Bu baskılar, zorbalıklar 12 yıllık iktidarın her döneminde gündemde tutuldu. Bu süre içinde iktidarın güçlü grubu olan Cemaatçi kadro bu demokrasi dışı uygulamalara ortak oldu. Ancak son bir yıldan beri iktidarın ana kanadıyla kavgaya tutuştuktan sonra onlar da darbeciler safına konuldu.
14 ARALIK OPERASYONU
14 aralık operasyonu ise iktidarın yeni bir saldırısı olarak ortaya çıktı.
Operasyona tabi tutulan, gözaltına alınan Zaman ve Samanyolu medya gruplarında görev yapan yönetici, yazar ve yayıncıların geçmişte hükümetin güçlü ortağı olduğu gerçektir ve her türlü eleştiriyi hak eder. Çünkü iktidarda rol aldıkları dönemde ağır saldırılar altında olan, yargılanan, hukuksuzluğa uğrayan meslektaşlarının durumunu seyrettiler hatta yazılarıyla, yayınlarıyla suçladılar, saldırdılar. Ancak bugün aynı haksızlığın, aynı adaletsizliğin hedefi haline geldiler.
‘YİNE’ BASIN ÖZGÜRLÜĞÜ
Hükümet tarafından”paralel yapı, paralel medya” adı altında yürütülen operasyonlarda çok sayıda gazetecinin hakkında soruşturma açılması, bir kısmının gözaltına alınması, listeler hazırlanarak adeta “gazeteci avı”na çıkılması hukuk dışıdır, basın ve ifade özgürlüğüne açık saldırıdır, kabul edilemez.
Yakın geçmişte baskıcı bu iktidarla birlikte çalışan, birlikte yürüyen bu kişilere yapılan soruşturma ve gözaltılar, iktidarın denetiminden, kontrolünden çıkan gazetecilerin cezalandırılması operasyonudur.
OPERASYON GÖZDAĞIDIR
Haklarında soruşturma açılan, gözaltına alınan gazetecilerin geçmişte Ahmet Şık, Nedim Şener, Soner Yalçın gibi çok sayıda gazetecinin tutuklanmalarını savunması, sessiz kalması, bu kişilerin o günkü çizgilerinin, haksız, hukuksuz duruşlarını gösterir. Ancak bütün bunlar, bugün meslektaşlarımıza yönelik haksızlığa, hukuksuzluğa karşı çıkmamıza, basın ve ifade özgürlüğünü “yine” savunmamıza asla engel değildir.
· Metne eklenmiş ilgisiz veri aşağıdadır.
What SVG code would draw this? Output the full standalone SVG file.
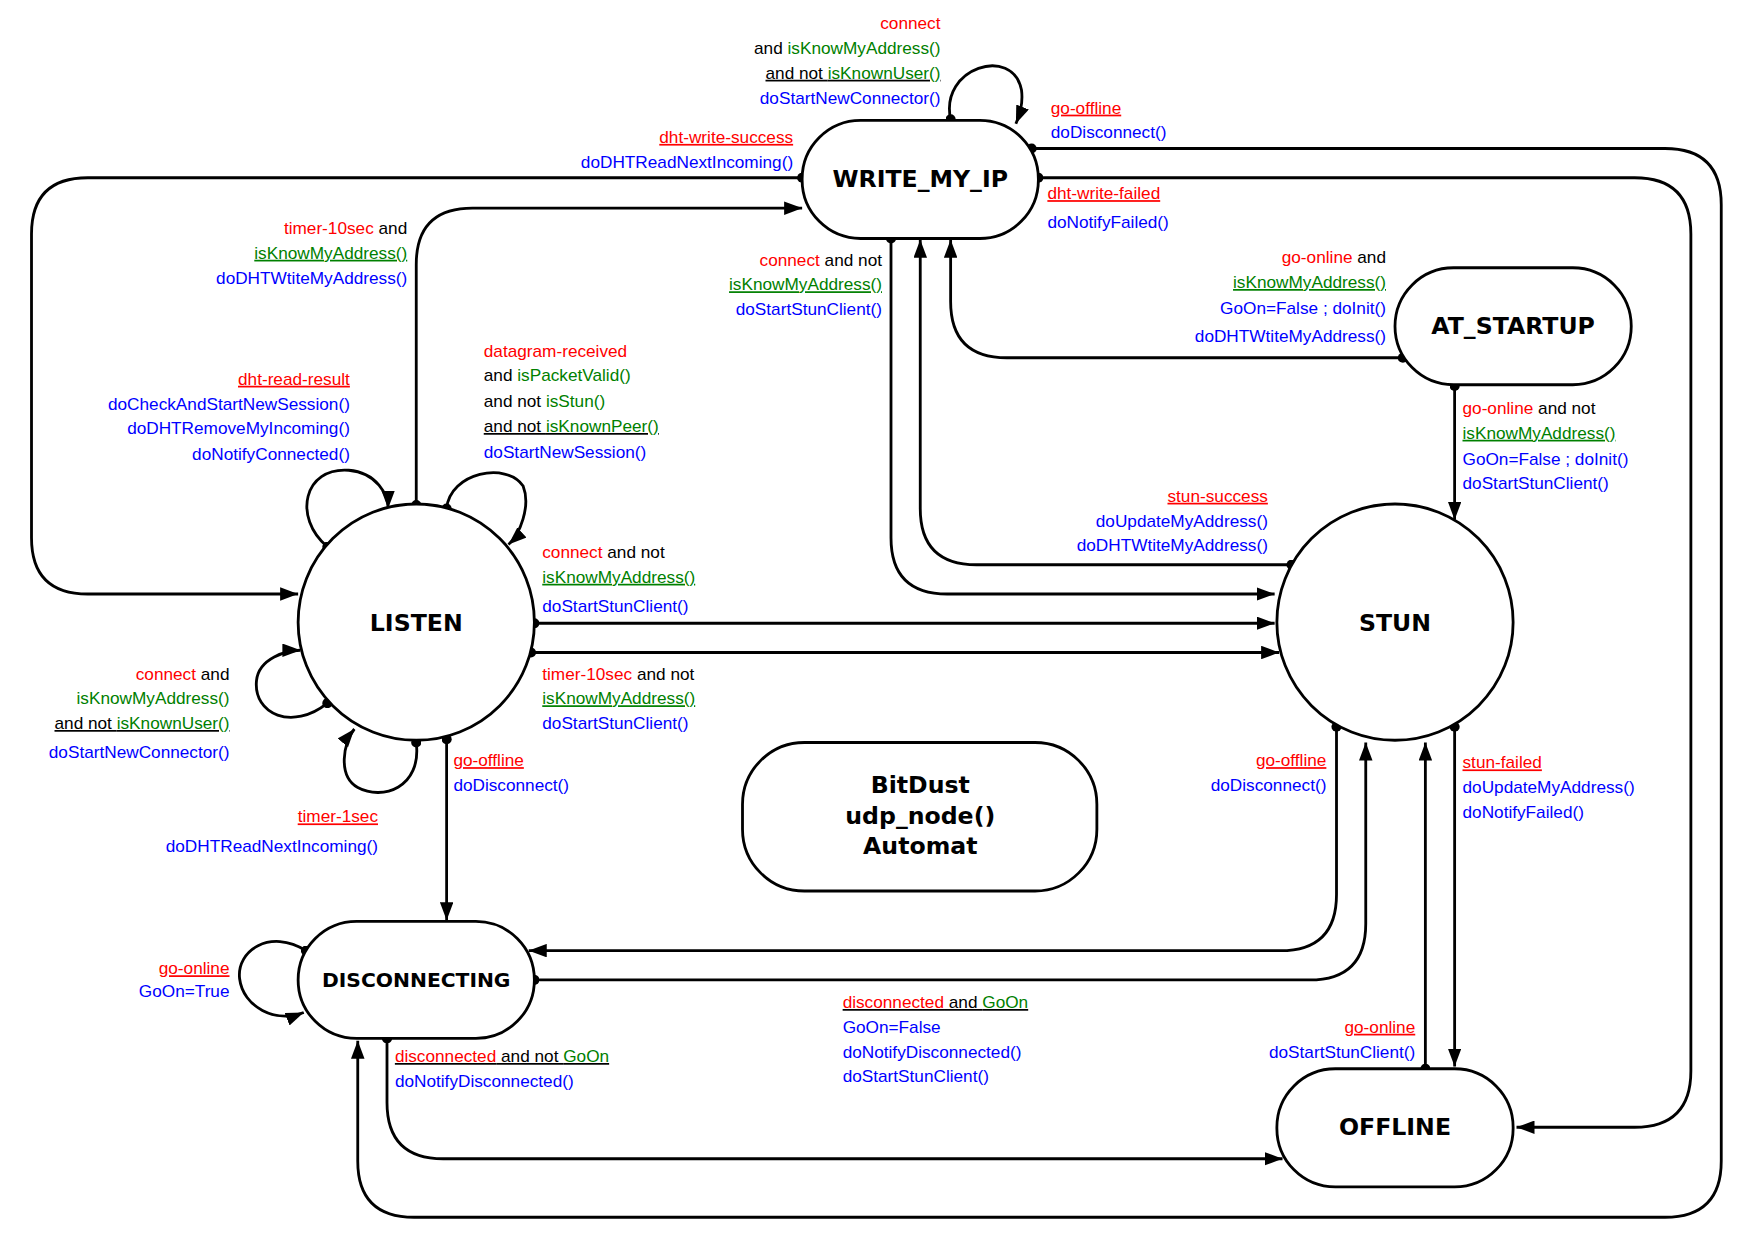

Soruşturmaya uğrayanların hangi görüşte olduğu, hangi çizgideki yayın organlarında çalıştıkları önemli değildir. Konu kişisel, kimin hangi görüşte olduğu değil, ilkeseldir. Basın, düşünce ve ifade özgürlüğüne iktidar tarafından yapılan her türlü saldırıya, baskıya, hukuksuzluğa karşı çıkmaktır. Evrensel meslek ilkelerini savunmak da konjonktürel, döneme göre değil, her zaman ve her koşulda yapılırsa anlam kazanır.
Yapılan operasyon, iktidara muhalif çizgide olan tüm gazetecilere yönelik tehdittir, gözdağıdır. Gözü dönmüş, toplumda itibarı düşmüş iktidarın bu hukuksuzluğunun nerelere, kimlere, başka hangi medya kurumlarına uzanacağı kestirilemez.
Meslektaşlarımıza yapılan iktidarın saldırısı gazeteciliğe, mesleğimize, evrensel basın ilkelerine yapılmaktadır. Manzara darbe dönemlerinin, sıkıyönetim, olağanüstü hal dönemlerinin uygulamalarıdır.
Yazımı, bu konuyu değerlendiren Ahmet Şık’ın sözüyle bitireyim. Şık diyor ki, “ Birkaç yıl önceki faşizm döneminin kudretli sahiplerinden Cemaatin bugün yaşadığının adı da faşizmdir. Faşizme karşı çıkmak erdemdir.”